22 thoughts on “Guest Blogger!: Le0pard13!

  1. Great stories. I remember when I saw Pulp Fiction in the theater. I was 14 and my older sister and her husband took me to it. None of us had any idea what we were in for. Such an awesome movie!

  2. Always a knack for remembering your cinematic experiences from 30 years ago. Always impressive, Michael! Interesting that you disliked Pulp Fiction so much initially but what I find out is that I highly warm up to highly memorable movies no matter what my initial reaction might be. So many flicks are instantly forgettable!

  3. Hey, thanks so much for the kind and generous invitation, Fogs. I never expected it go on as long as it has, but as long as the memories last I’ll keep shamelessly putting them up ;-).

    • Hey. It’s a good series. I really like it.

      Of course, some of that may be jealously of all the cool theatres LOL. Mine would equal the one cineplex in my town again and again and again and again. 😀

      Glad you shared it with us!!

  4. This is fantastic. Being rather young, I always wonder what people thought of my personal favorites when they were released.

  5. Great stories! These films are real modern classics now and it’s great that you’ve got some memorable experiences of when they first entered your life. I’m wondering if I’ll look back on some great films I’ve seen in recent years with such great memories.

  6. Great post, Michael. I would have LOVED to have seen both of these in the theater, even Blade Runner’s theatrical cut. It’s always a blast to read your back stories on these trips to the cinema. 🙂

  7. Very cool–something I could actually relate to.

    I first saw Blade Runner in a theater in Prince George, British Columbia and was blown away by the conceptualization of a future that seemed very believable. I still like the film.

    Pulp Fiction I first saw in a multiplex theater in Santa Fe Springs, California and like you I disliked it intensely. But like many films of that nature I couldn’t stop thinking about it after I saw it so I went back a couple weeks later to see it again and this time appreciated it much more. Since then I’ve bought the video and DVD and have watched the film many times–something that I don’t often do. I also went back to the film that inspired Tarrantino’s film, Kiss Me Deadly, bought that DVD and watched that movie several times. I actually prefer Kiss Me Deadly now, but Pulp Fiction was a groundbreaking film.

    An A to Z Co-Host
    Tossing It Out

    • Hey, great to see you here, Arlee. I appreciate your thoughts on these films, my friend. Great point about ‘Kiss Me Deadly’. I picked the new Criterion Collection Blu-ray of that film earlier this year. Thanks so much for adding this.

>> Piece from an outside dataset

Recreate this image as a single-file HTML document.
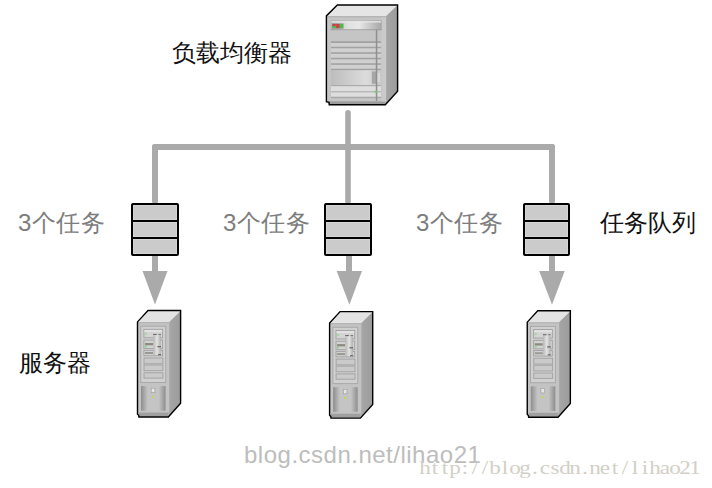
<!DOCTYPE html>
<html><head><meta charset="utf-8">
<style>
html,body{margin:0;padding:0;background:#fff;width:712px;height:488px;overflow:hidden;position:relative;font-family:"Liberation Sans",sans-serif;}
.t{position:absolute;white-space:nowrap;line-height:1;}
.k{color:#111;font-size:24px;}
.g{color:#7d7d7d;font-size:24px;letter-spacing:0.4px;}
.wm2{font-family:"Liberation Serif",serif;font-size:19px;color:#d2d0c6;}
.wm2 span{display:inline-block;width:10px;text-align:center;transform:scaleX(1.22);}
svg{position:absolute;left:0;top:0;}
</style></head><body>
<svg width="712" height="488" viewBox="0 0 712 488">
<defs>
  <linearGradient id="bar" x1="0" x2="1" y1="0" y2="0">
    <stop offset="0" stop-color="#b4b4b4"/><stop offset="0.35" stop-color="#e2e2e2"/><stop offset="0.55" stop-color="#e8e8e8"/><stop offset="1" stop-color="#a6a6a6"/>
  </linearGradient>
  <linearGradient id="door" x1="0" x2="1" y1="0" y2="0">
    <stop offset="0" stop-color="#bdbdbd"/><stop offset="0.7" stop-color="#dcdcdc"/><stop offset="1" stop-color="#c8c8c8"/>
  </linearGradient>
  <linearGradient id="side" x1="0" x2="1" y1="0" y2="0">
    <stop offset="0" stop-color="#b0b0b0"/><stop offset="0.2" stop-color="#a4a4a4"/><stop offset="1" stop-color="#9c9c9c"/>
  </linearGradient>
  <linearGradient id="recL" x1="0" x2="1" y1="0" y2="0">
    <stop offset="0" stop-color="#8e8e8e"/><stop offset="1" stop-color="#c6c6c6"/>
  </linearGradient>
  <linearGradient id="recR" x1="0" x2="1" y1="0" y2="0">
    <stop offset="0" stop-color="#c6c6c6"/><stop offset="1" stop-color="#8e8e8e"/>
  </linearGradient>
  <linearGradient id="sdoor" x1="0" x2="1" y1="0" y2="0">
    <stop offset="0" stop-color="#b8b8b8"/><stop offset="0.5" stop-color="#e4e4e4"/><stop offset="1" stop-color="#b0b0b0"/>
  </linearGradient>

  <g id="srv">
    <!-- top face -->
    <polygon points="0.8,12.3 11.3,1.2 43.6,1.2 32.2,12.3" fill="#e3e3e3"/>
    <!-- side face -->
    <polygon points="32.2,12.3 43.6,1.2 43.6,93.4 31.6,107 31.6,12.3" fill="url(#side)"/>
    <!-- front face -->
    <rect x="0.8" y="12.3" width="31.4" height="90.5" fill="#c3c3c3"/>
    <rect x="0.8" y="12.3" width="31.4" height="1.2" fill="#b4b4b4"/>
    <rect x="1.6" y="102.6" width="30.2" height="4.4" fill="#a0a0a0"/>
    <!-- inner panel -->
    <rect x="3.9" y="16.5" width="24.9" height="56.3" fill="#d0d0d0" stroke="#a9a9a9" stroke-width="1"/>
    <rect x="7" y="19.6" width="18.7" height="8.5" fill="#d4d4d4" stroke="#a0a0a0" stroke-width="0.9"/>
    <rect x="7.5" y="20.4" width="17.7" height="1.6" fill="#e4e4e4"/>
    <rect x="7" y="30.4" width="18.7" height="8.5" fill="#d2d2d2" stroke="#a0a0a0" stroke-width="0.9"/>
    <rect x="8.1" y="33.3" width="8" height="2.3" fill="#8c8c80"/>
    <rect x="7" y="40.6" width="18.7" height="5.5" fill="#d0d0d0" stroke="#a0a0a0" stroke-width="0.9"/>
    <rect x="8.1" y="42.3" width="8" height="2" fill="#9a9a94"/>
    <rect x="16.5" y="25.5" width="7.3" height="19.7" fill="url(#sdoor)"/>
    <rect x="16.2" y="24.2" width="3.6" height="1.1" fill="#6a6a6a"/>
    <rect x="21.5" y="24.2" width="2.6" height="1.1" fill="#7a7a7a"/>
    <rect x="20.5" y="36.3" width="3.6" height="1.3" fill="#6a6a6a"/>
    <rect x="21.1" y="44.3" width="3" height="1.2" fill="#6a6a6a"/>
    <rect x="8.3" y="23.5" width="1.7" height="1.3" fill="#7ad87a"/>
    <rect x="8" y="36.3" width="2" height="1.3" fill="#7ad87a"/>
    <rect x="7.1" y="48.3" width="18.9" height="5.8" fill="#cacaca" stroke="#a0a0a0" stroke-width="0.9"/>
    <rect x="7.1" y="55.3" width="18.9" height="5.7" fill="#cacaca" stroke="#a0a0a0" stroke-width="0.9"/>
    <rect x="7.1" y="63.1" width="18.9" height="5.3" fill="#cacaca" stroke="#a0a0a0" stroke-width="0.9"/>
    <!-- lower recess -->
    <rect x="4.1" y="76.4" width="24.6" height="24.6" fill="#c4c4c4"/>
    <rect x="4.1" y="76.4" width="7" height="24.6" fill="url(#recL)"/>
    <rect x="21.7" y="76.4" width="7" height="24.6" fill="url(#recR)"/>
    <rect x="14.3" y="78.5" width="3.7" height="4.5" fill="#e6e6e6" stroke="#9a9a9a" stroke-width="0.6"/>
    <circle cx="16.2" cy="87.1" r="1.1" fill="#b8e04a"/>
    <!-- outline -->
    <path d="M0.6,104.5 L0.6,12.2 L11.1,0.8 L43.7,0.8 L43.7,93.6 L31.4,107.3 L2,107.3 L1.8,105.6 Z" fill="none" stroke="#000" stroke-width="1.4" stroke-linejoin="miter"/>
  </g>
</defs>

<!-- connector lines -->
<g fill="#aaaaaa">
  <rect x="345.2" y="110" width="5.6" height="94" rx="2.8"/>
  <rect x="152" y="144" width="403" height="6" rx="3"/>
  <rect x="152" y="144" width="6" height="60" rx="3"/>
  <rect x="549" y="144" width="6" height="60" rx="3"/>
  <rect x="152" y="255" width="6" height="17"/>
  <rect x="346" y="255" width="6" height="17"/>
  <rect x="549" y="255" width="6" height="17"/>
  <polygon points="142.5,271 167.5,271 155,304.5"/>
  <polygon points="336.7,271 362,271 349.4,304.7"/>
  <polygon points="539.2,271 564.7,271 552,304.7"/>
</g>

<!-- queue boxes -->
<g id="q1">
  <rect x="132" y="204" width="46" height="51" rx="1" fill="#cbcbcb" stroke="#000" stroke-width="2"/>
  <rect x="132" y="220" width="46" height="2" fill="#000"/>
  <rect x="132" y="237" width="46" height="2" fill="#000"/>
  <rect x="133.5" y="205.5" width="43" height="14" fill="none" stroke="#d5d5d5" stroke-width="1"/>
  <rect x="133.5" y="222.5" width="43" height="14" fill="none" stroke="#d5d5d5" stroke-width="1"/>
  <rect x="133.5" y="239.5" width="43" height="14" fill="none" stroke="#d5d5d5" stroke-width="1"/>
</g>
<g>
  <rect x="325" y="204" width="46" height="51" rx="1" fill="#cbcbcb" stroke="#000" stroke-width="2"/>
  <rect x="325" y="220" width="46" height="2" fill="#000"/>
  <rect x="325" y="237" width="46" height="2" fill="#000"/>
  <rect x="326.5" y="205.5" width="43" height="14" fill="none" stroke="#d5d5d5" stroke-width="1"/>
  <rect x="326.5" y="222.5" width="43" height="14" fill="none" stroke="#d5d5d5" stroke-width="1"/>
  <rect x="326.5" y="239.5" width="43" height="14" fill="none" stroke="#d5d5d5" stroke-width="1"/>
</g>
<g>
  <rect x="524" y="204" width="45" height="51" rx="1" fill="#cbcbcb" stroke="#000" stroke-width="2"/>
  <rect x="524" y="220" width="45" height="2" fill="#000"/>
  <rect x="524" y="237" width="45" height="2" fill="#000"/>
  <rect x="525.5" y="205.5" width="42" height="14" fill="none" stroke="#d5d5d5" stroke-width="1"/>
  <rect x="525.5" y="222.5" width="42" height="14" fill="none" stroke="#d5d5d5" stroke-width="1"/>
  <rect x="525.5" y="239.5" width="42" height="14" fill="none" stroke="#d5d5d5" stroke-width="1"/>
</g>

<!-- small servers -->
<use href="#srv" x="136.9" y="309.7"/>
<use href="#srv" x="329" y="310.8"/>
<use href="#srv" x="526.65" y="309.95"/>

<!-- big server -->
<g>
  <polygon points="326.5,16 337.5,5.2 397.4,5.2 386,16" fill="#e5e5e5"/>
  <polygon points="386,16 397.4,5.2 397.4,91.2 385.2,104.6 385.2,16" fill="url(#side)"/>
  <rect x="326.5" y="16" width="59.5" height="85.5" fill="#c5c5c5"/>
  <rect x="326.5" y="16" width="59.5" height="1.5" fill="#b5b5b5"/>
  <rect x="328.5" y="101.2" width="57" height="3.6" fill="#9c9c9c"/>
  <rect x="381.5" y="17.5" width="4.5" height="84" fill="#cacaca"/>
  <!-- drive bar -->
  <rect x="330.6" y="20.5" width="51.1" height="9.6" fill="url(#bar)"/>
  <rect x="330.6" y="20.5" width="51.1" height="0.8" fill="#a8a8a8"/>
  <rect x="331.2" y="21.2" width="50" height="1.3" fill="#e8e8e8"/>
  <rect x="330.6" y="29.3" width="51.1" height="0.9" fill="#9a9a9a"/>
  <rect x="332" y="23.5" width="11.5" height="5" fill="#8a8a8a"/>
  <rect x="332.6" y="24" width="3" height="2" fill="#d83838"/>
  <rect x="332.6" y="26.3" width="3" height="1.9" fill="#38c838"/>
  <rect x="336.3" y="24" width="3" height="4.2" fill="#d83838"/>
  <rect x="340" y="24" width="2.9" height="4.2" fill="#38c838"/>
  <!-- vents -->
  <g fill="#d0d0d0">
    <rect x="331" y="43" width="50" height="3.8"/>
    <rect x="331" y="48.2" width="50" height="4"/>
    <rect x="331" y="53.8" width="50" height="4"/>
    <rect x="331" y="59.3" width="50" height="4"/>
    <rect x="331" y="64.8" width="50" height="4"/>
  </g>
  <g fill="#a2a2a2">
    <rect x="331" y="41.2" width="50" height="1.8"/>
    <rect x="331" y="46.8" width="50" height="1.4"/>
    <rect x="331" y="52.3" width="50" height="1.5"/>
    <rect x="331" y="57.8" width="50" height="1.5"/>
    <rect x="331" y="63.3" width="50" height="1.5"/>
    <rect x="331" y="68.8" width="50" height="1.5"/>
  </g>
  <!-- door area -->
  <rect x="331" y="70.3" width="50" height="14.8" fill="url(#door)"/>
  <rect x="371.8" y="71.5" width="5" height="12.3" fill="#a6a6a6"/>
  <rect x="377" y="73" width="3" height="9" fill="#d8d8d8"/>
  <rect x="331" y="85.1" width="50" height="1.2" fill="#a8a8a8"/>
  <rect x="331" y="86.3" width="50" height="5" fill="#dedede"/>
  <rect x="331" y="91.3" width="50" height="1.2" fill="#b0b0b0"/>
  <rect x="331" y="92.5" width="50" height="4.3" fill="#dedede"/>
  <rect x="331" y="96.8" width="50" height="1.3" fill="#a8a8a8"/>
  <rect x="375.8" y="30" width="1.5" height="71" fill="#8f8f8f"/>
  <circle cx="375.6" cy="91.8" r="1.2" fill="#7ad07a"/>
  <path d="M326.4,101.6 L326.4,15.9 L337.3,5 L397.6,5 L397.6,91.3 L385.3,104.7 L329.3,104.7 L329,102.3 Z" fill="none" stroke="#000" stroke-width="1.4"/>
</g>
</svg>

<div class="t k" style="left:172px;top:41px;">负载均衡器</div>
<div class="t g" style="left:18px;top:211px;">3个任务</div>
<div class="t g" style="left:223px;top:211px;">3个任务</div>
<div class="t g" style="left:416px;top:211px;">3个任务</div>
<div class="t k" style="left:600px;top:211px;">任务队列</div>
<div class="t k" style="left:18.5px;top:351px;">服务器</div>
<div class="t" style="left:244px;top:443px;font-size:24px;letter-spacing:0.5px;color:#bdbdbd;">blog.csdn.net/lihao21</div>
<div class="t wm2" style="left:420px;top:458px;"><span>h</span><span>t</span><span>t</span><span>p</span><span>:</span><span>/</span><span>/</span><span>b</span><span>l</span><span>o</span><span>g</span><span>.</span><span>c</span><span>s</span><span>d</span><span>n</span><span>.</span><span>n</span><span>e</span><span>t</span><span>/</span><span>l</span><span>i</span><span>h</span><span>a</span><span>o</span><span>2</span><span>1</span></div>
</body></html>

  8. I always enjoy your TMT series Michael! I still remember Blade Runner but I have vague memories of Pulp Fiction. Again I’m always amazed how much you remembered how you felt when you saw it years ago. The only cinema experience that’s indelible in my mind is when I saw a double feature on New Year’s Eve w/ my mom & brother. The movies? Tango & Cash and Showdown in Little Tokyo! I think I’ve shared with you before my mom was very cool indeed 🙂

    • I always appreciate your kind words and encouragement, Ruth. And your mom is surely very cool, indeed (and I have those two films in my video collection ;-)). Thanks, my friend.

  9. Great blog. Two of my very favourite films. Blade Runner is timeless for me and one of my earliest memories in the power and magic of the movies. In Pulp Fiction, I’ll always remember the first time and the shock of te scenes of Travolta’s stepping out of the toilet to see Willis there or, of course, Zed and Marsellus.

    • Thank you very kindly, Mark. When my good blogging colleague asked to use some TMT posts, these (for similar reasons) came to mind. I’m very glad people enjoyed reading them.